Longitudinal EM waves can (and most often do) move at light speed c.

In space, light waves are NOT force field waves, because force fields exist only in mass. Mass is a component of force by F = d/dt(mv). When m = 0, as in massless space, then F = 0.

So as Nobelist Feynman pointed out in his 1964 three volumes of sophomore physics,

"…in dealing with force the tacit assumption is always made that the force is equal to zero unless some physical body is present… One of the most important characteristics of force is that it has a material origin…" [Richard P. Feynman, Robert B. Leighton, and Matthew Sands, The Feynman Lectures on Physics, Addison-Wesley, Reading, MA, Vol. 1, 1964, p. 12-2].

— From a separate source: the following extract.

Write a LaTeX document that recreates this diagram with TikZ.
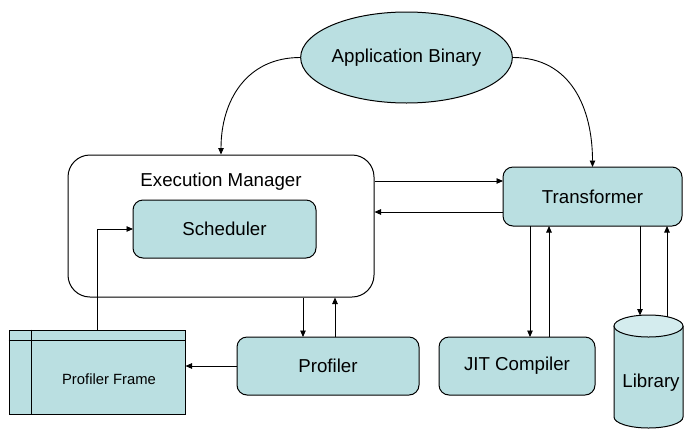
\documentclass[tikz,border=0pt]{standalone}
\usepackage{fontspec}
\setmainfont{Liberation Sans}
\usetikzlibrary{arrows.meta,shapes.geometric}
\definecolor{boxfill}{HTML}{BADFE1}
\definecolor{capfill}{HTML}{D4ECEE}
\tikzset{
  box/.style={draw=black, line width=1pt, fill=boxfill, rounded corners=10pt,
    inner sep=0pt, outer sep=0pt, font=\fontsize{18.7pt}{22pt}\selectfont},
  label text/.style={inner sep=0pt, font=\fontsize{18.7pt}{22pt}\selectfont},
  arr/.style={draw=black, line width=0.9pt, -{Triangle[length=6.5pt,width=5.5pt]}},
  plain/.style={draw=black, line width=0.9pt}
}
\begin{document}
\begin{tikzpicture}[x=1pt,y=-1pt]
\useasboundingbox (0,0) rectangle (684,429);

% source program
\node[ellipse, draw=black, line width=1pt, fill=boxfill, inner sep=0pt,
  minimum width=183pt, minimum height=91pt,
  font=\fontsize{18.7pt}{22pt}\selectfont] (ab) at (406.5,57.5) {Application Binary};

% execution manager with scheduler inside
\node[draw=black, line width=1pt, fill=white, rounded corners=22pt,
  minimum width=306pt, minimum height=142pt, inner sep=0pt] (em) at (221,226) {};
\node[label text] (emt) at (221,182) {Execution Manager};
\node[box, minimum width=183pt, minimum height=58pt] (sc) at (224.5,229) {Scheduler};

% transformer and its helpers
\node[box, minimum width=179pt, minimum height=59pt] (tr) at (592.5,196.5) {Transformer};
\node[box, minimum width=156pt, minimum height=58pt] (jit) at (517,366) {JIT Compiler};
\node[box, minimum width=182pt, minimum height=58pt] (pr) at (328,366) {Profiler};

% profiler frame (table-like box)
\node[draw=black, line width=1pt, fill=boxfill, inner sep=0pt,
  minimum width=176pt, minimum height=84pt,
  font=\fontsize{14.8pt}{18pt}\selectfont] (pf) at (97,372) {};
\draw[line width=1pt] ([yshift=-11pt]pf.north west) -- ([yshift=-11pt]pf.north east);
\draw[line width=1pt] ([xshift=23pt]pf.north west) -- ([xshift=23pt]pf.south west);
\node[inner sep=0pt, font=\fontsize{14.8pt}{18pt}\selectfont] (pft) at (109,379) {Profiler Frame};

% library cylinder
\fill[boxfill] (614,326) -- (614,417)
  .. controls (614,423.1) and (629.4,428) .. (648.5,428)
  .. controls (667.6,428) and (683,423.1) .. (683,417) -- (683,326) -- cycle;
\draw[line width=1pt] (614,326) -- (614,417)
  .. controls (614,423.1) and (629.4,428) .. (648.5,428)
  .. controls (667.6,428) and (683,423.1) .. (683,417) -- (683,326);
\filldraw[fill=capfill, draw=black, line width=1pt] (648.5,326) ellipse [x radius=34.5pt, y radius=11pt];
\node[label text] (lib) at (651,383) {Library};
\coordinate (libin) at (640,315.5);
\coordinate (libout) at (667,317);

% curved feeds from the binary
\draw[arr] (ab.west) to[out=180,in=90,looseness=1.1] (em.north);
\draw[arr] (ab.east) to[out=0,in=90,looseness=1.1] (tr.north);

% manager <-> transformer
\coordinate (t1) at ([yshift=15.5pt]tr.west);
\coordinate (t2) at ([yshift=-15.5pt]tr.west);
\draw[arr] (em.east |- t1) -- (t1);
\draw[arr] (t2) -- (em.east |- t2);

% transformer <-> JIT compiler
\coordinate (j1) at ([xshift=13pt]jit.north);
\coordinate (j2) at ([xshift=32pt]jit.north);
\draw[arr] (tr.south -| j1) -- (j1);
\draw[arr] (j2) -- (tr.south -| j2);

% transformer <-> library
\draw[arr] (tr.south -| libin) -- (libin);
\draw[arr] (libout) -- (tr.south -| libout);

% manager <-> profiler
\coordinate (p1) at ([xshift=-25pt]pr.north);
\coordinate (p2) at ([xshift=7pt]pr.north);
\draw[arr] (em.south -| p1) -- (p1);
\draw[arr] (p2) -- (em.south -| p2);

% profiler -> frame -> scheduler
\draw[arr] (pr.west) -- (pf.east |- pr.west);
\draw[arr] (pf.north) |- (sc.west);
\end{tikzpicture}
\end{document}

"…the existence of the positive charge, in some sense, distorts, or creates a "condition" in space, so that when we put the negative charge in, it feels a force. This potentiality for producing a force is called an electric field." [Richard P. Feynman, Robert B. Leighton, and Matthew Sands, The Feynman Lectures on Physics, Addison-Wesley, Reading, MA, Vol. 1, 1964, p. 2-4].

"We may think of E(x, y, z, t) and B(x, y, z, t) as giving the forces that would be experienced at the time t by a charge located at (x, y, z), with the condition that placing the charge there did not disturb the positions or motion of all the other charges responsible for the fields." [ibid, vol. II, p. 1-3.]
As Whittaker showed in 1903 and 1904 in two rigorous papers, any scalar EM potential can be decomposed into a bidirectional set of longitudinal EM waves. Any EM field can be decomposed into two such sets, with differential functions applied to "shape" the multi-longitudinal-waves comprising each set.